**Task requirements**. Retype, please, the listing from its opening line through the line that contains "const fitA: Pt[]", both included, without the pictures.

+++ Source data +++

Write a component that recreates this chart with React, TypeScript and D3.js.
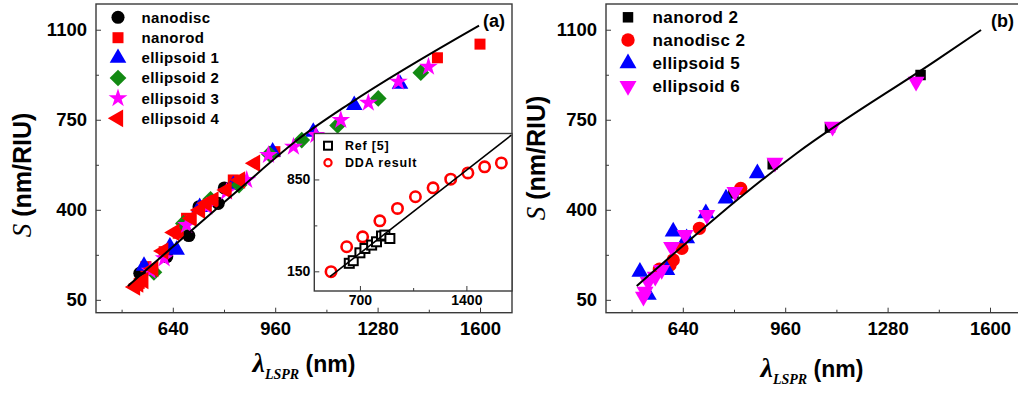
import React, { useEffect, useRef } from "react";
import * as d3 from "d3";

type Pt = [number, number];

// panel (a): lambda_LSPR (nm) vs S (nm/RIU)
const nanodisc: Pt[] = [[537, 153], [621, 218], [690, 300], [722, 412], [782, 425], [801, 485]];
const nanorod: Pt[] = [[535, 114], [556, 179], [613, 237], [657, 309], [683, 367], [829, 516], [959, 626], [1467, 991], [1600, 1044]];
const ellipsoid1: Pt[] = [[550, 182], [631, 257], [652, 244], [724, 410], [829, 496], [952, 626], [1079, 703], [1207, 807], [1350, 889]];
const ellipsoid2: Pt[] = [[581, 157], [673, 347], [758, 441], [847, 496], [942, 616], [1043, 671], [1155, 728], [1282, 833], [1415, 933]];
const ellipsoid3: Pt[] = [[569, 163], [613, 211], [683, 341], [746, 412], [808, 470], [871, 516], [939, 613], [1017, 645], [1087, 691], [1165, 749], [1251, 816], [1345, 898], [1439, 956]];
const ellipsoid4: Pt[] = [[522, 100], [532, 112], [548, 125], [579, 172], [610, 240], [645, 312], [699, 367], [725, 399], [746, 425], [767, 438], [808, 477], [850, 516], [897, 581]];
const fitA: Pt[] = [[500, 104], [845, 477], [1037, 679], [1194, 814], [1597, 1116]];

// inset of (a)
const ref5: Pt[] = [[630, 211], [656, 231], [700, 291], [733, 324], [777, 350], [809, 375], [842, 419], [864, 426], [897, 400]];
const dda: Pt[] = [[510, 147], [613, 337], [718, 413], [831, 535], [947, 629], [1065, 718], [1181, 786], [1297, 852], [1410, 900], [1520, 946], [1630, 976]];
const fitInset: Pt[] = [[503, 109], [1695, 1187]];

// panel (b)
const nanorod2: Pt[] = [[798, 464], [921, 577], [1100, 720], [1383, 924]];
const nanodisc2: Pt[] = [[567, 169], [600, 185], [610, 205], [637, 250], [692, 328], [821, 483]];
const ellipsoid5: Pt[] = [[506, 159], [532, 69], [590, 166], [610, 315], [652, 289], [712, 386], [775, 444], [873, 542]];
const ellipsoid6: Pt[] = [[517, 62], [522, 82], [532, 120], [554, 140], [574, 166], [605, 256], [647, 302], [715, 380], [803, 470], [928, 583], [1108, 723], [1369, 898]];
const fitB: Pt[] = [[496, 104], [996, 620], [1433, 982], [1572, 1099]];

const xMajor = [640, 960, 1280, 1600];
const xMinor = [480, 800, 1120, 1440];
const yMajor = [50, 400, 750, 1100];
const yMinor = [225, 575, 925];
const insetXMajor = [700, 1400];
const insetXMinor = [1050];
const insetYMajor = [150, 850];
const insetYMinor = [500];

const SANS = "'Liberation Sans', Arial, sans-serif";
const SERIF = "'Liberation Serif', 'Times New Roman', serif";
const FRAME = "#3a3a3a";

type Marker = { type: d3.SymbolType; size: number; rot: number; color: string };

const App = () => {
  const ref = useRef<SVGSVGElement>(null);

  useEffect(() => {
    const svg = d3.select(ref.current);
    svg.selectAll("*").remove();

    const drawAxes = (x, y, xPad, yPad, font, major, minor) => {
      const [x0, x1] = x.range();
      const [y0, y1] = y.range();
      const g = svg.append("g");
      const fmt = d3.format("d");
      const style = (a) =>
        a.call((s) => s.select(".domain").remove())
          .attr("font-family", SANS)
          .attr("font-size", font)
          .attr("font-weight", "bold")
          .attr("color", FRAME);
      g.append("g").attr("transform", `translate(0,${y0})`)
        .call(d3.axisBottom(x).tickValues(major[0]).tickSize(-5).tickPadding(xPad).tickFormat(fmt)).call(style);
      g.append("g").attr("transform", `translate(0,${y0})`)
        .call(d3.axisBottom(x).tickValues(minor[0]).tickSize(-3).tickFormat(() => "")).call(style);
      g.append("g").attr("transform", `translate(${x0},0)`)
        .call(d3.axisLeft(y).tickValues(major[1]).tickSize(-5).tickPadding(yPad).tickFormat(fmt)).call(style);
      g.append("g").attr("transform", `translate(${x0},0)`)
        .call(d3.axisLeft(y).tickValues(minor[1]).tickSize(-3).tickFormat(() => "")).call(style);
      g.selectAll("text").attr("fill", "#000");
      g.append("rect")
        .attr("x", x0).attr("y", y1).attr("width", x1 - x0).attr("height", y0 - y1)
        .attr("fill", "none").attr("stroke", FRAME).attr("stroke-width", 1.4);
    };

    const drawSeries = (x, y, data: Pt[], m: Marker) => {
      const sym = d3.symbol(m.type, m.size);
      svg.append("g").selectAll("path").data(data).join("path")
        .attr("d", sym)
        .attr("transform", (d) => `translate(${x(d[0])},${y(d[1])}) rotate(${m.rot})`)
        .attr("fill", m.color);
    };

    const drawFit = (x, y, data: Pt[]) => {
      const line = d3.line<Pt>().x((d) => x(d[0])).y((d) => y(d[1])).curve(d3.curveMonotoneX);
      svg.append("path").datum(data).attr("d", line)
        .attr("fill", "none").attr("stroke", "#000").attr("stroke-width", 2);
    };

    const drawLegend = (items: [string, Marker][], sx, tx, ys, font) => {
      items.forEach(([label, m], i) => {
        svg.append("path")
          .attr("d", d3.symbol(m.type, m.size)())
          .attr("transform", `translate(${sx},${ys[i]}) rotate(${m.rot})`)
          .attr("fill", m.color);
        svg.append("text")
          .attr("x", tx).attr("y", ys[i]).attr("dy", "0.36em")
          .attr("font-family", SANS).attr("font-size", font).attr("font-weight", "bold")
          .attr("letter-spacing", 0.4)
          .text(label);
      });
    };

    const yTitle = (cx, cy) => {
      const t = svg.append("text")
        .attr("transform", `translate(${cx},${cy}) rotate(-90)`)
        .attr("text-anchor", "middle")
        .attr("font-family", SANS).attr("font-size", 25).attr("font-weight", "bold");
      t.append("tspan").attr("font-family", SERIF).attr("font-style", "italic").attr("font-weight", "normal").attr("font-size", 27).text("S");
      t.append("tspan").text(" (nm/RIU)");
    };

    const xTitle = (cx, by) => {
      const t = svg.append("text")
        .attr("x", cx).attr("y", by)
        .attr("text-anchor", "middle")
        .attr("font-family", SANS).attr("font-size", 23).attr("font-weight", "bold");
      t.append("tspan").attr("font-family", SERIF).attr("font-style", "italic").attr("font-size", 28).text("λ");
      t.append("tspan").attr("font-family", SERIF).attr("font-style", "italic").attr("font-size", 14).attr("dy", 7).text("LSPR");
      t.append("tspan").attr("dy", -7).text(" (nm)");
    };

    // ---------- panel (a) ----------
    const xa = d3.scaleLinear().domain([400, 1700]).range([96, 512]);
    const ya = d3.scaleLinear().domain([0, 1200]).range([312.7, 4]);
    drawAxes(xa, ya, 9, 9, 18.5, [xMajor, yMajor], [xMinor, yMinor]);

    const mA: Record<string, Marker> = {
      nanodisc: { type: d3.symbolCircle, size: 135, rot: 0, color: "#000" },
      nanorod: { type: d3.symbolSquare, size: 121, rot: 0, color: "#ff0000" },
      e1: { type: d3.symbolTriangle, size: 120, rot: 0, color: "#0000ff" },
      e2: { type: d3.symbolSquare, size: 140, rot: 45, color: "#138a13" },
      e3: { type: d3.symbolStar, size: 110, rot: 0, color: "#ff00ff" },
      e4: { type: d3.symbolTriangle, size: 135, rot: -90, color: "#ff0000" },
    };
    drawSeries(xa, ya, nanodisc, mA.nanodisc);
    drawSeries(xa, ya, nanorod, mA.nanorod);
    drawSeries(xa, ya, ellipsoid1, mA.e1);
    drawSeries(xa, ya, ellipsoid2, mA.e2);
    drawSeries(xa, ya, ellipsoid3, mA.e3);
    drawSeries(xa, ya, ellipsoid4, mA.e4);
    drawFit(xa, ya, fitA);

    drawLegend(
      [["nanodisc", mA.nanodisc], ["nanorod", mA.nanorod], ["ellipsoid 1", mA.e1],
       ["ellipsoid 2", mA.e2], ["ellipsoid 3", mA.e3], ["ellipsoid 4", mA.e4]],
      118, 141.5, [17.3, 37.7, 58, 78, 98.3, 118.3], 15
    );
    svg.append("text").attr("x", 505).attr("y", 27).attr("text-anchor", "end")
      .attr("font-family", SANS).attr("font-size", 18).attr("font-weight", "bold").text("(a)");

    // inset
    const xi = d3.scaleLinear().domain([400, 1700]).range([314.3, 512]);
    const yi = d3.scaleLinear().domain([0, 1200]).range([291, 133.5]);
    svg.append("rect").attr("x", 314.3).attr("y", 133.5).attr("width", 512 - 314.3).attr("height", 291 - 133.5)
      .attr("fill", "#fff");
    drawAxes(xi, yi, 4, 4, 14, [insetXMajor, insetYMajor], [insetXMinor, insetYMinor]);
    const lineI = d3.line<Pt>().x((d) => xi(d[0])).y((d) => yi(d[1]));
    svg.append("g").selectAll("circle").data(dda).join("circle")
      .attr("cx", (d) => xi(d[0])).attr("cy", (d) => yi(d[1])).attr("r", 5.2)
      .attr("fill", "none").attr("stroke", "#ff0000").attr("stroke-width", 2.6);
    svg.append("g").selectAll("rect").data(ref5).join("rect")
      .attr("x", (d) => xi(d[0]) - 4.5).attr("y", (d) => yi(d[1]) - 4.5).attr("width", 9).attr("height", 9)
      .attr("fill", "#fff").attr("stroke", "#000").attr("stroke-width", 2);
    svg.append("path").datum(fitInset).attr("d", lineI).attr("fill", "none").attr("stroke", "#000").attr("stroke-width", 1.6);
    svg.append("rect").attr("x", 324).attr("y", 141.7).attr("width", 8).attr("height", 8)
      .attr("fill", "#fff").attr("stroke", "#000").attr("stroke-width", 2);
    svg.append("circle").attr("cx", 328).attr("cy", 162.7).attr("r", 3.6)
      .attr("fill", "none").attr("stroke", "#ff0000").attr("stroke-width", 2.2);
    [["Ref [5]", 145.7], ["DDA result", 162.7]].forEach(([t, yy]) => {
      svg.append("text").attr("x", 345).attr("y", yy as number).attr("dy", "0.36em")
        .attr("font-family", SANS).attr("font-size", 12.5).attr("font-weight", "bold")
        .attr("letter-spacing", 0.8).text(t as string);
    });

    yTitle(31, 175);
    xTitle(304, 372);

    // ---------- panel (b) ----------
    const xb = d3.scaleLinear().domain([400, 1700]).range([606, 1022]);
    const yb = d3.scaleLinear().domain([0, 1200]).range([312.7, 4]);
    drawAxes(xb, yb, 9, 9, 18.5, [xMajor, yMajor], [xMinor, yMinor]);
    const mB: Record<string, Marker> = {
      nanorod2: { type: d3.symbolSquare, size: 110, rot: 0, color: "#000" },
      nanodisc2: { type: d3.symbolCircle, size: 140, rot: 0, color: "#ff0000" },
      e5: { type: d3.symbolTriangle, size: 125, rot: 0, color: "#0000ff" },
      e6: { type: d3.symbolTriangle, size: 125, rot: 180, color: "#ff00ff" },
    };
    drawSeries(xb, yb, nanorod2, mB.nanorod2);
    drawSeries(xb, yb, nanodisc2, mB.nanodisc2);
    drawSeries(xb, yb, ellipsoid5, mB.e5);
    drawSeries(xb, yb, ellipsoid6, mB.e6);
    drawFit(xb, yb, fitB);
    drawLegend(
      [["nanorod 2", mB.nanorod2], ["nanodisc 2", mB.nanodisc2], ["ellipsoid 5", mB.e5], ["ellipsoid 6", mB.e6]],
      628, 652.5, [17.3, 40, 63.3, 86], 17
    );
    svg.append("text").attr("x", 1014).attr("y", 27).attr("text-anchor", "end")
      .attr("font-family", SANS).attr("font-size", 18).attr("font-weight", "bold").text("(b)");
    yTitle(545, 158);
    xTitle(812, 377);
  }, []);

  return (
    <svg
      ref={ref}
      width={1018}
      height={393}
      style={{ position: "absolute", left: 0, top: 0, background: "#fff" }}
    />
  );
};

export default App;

+++

**Solution**.
Write a component that recreates this chart with React, TypeScript and D3.js.
import React, { useEffect, useRef } from "react";
import * as d3 from "d3";

type Pt = [number, number];

// panel (a): lambda_LSPR (nm) vs S (nm/RIU)
const nanodisc: Pt[] = [[537, 153], [621, 218], [690, 300], [722, 412], [782, 425], [801, 485]];
const nanorod: Pt[] = [[535, 114], [556, 179], [613, 237], [657, 309], [683, 367], [829, 516], [959, 626], [1467, 991], [1600, 1044]];
const ellipsoid1: Pt[] = [[550, 182], [631, 257], [652, 244], [724, 410], [829, 496], [952, 626], [1079, 703], [1207, 807], [1350, 889]];
const ellipsoid2: Pt[] = [[581, 157], [673, 347], [758, 441], [847, 496], [942, 616], [1043, 671], [1155, 728], [1282, 833], [1415, 933]];
const ellipsoid3: Pt[] = [[569, 163], [613, 211], [683, 341], [746, 412], [808, 470], [871, 516], [939, 613], [1017, 645], [1087, 691], [1165, 749], [1251, 816], [1345, 898], [1439, 956]];
const ellipsoid4: Pt[] = [[522, 100], [532, 112], [548, 125], [579, 172], [610, 240], [645, 312], [699, 367], [725, 399], [746, 425], [767, 438], [808, 477], [850, 516], [897, 581]];
const fitA: Pt[] = [[500, 104], [845, 477], [1037, 679], [1194, 814], [1597, 1116]];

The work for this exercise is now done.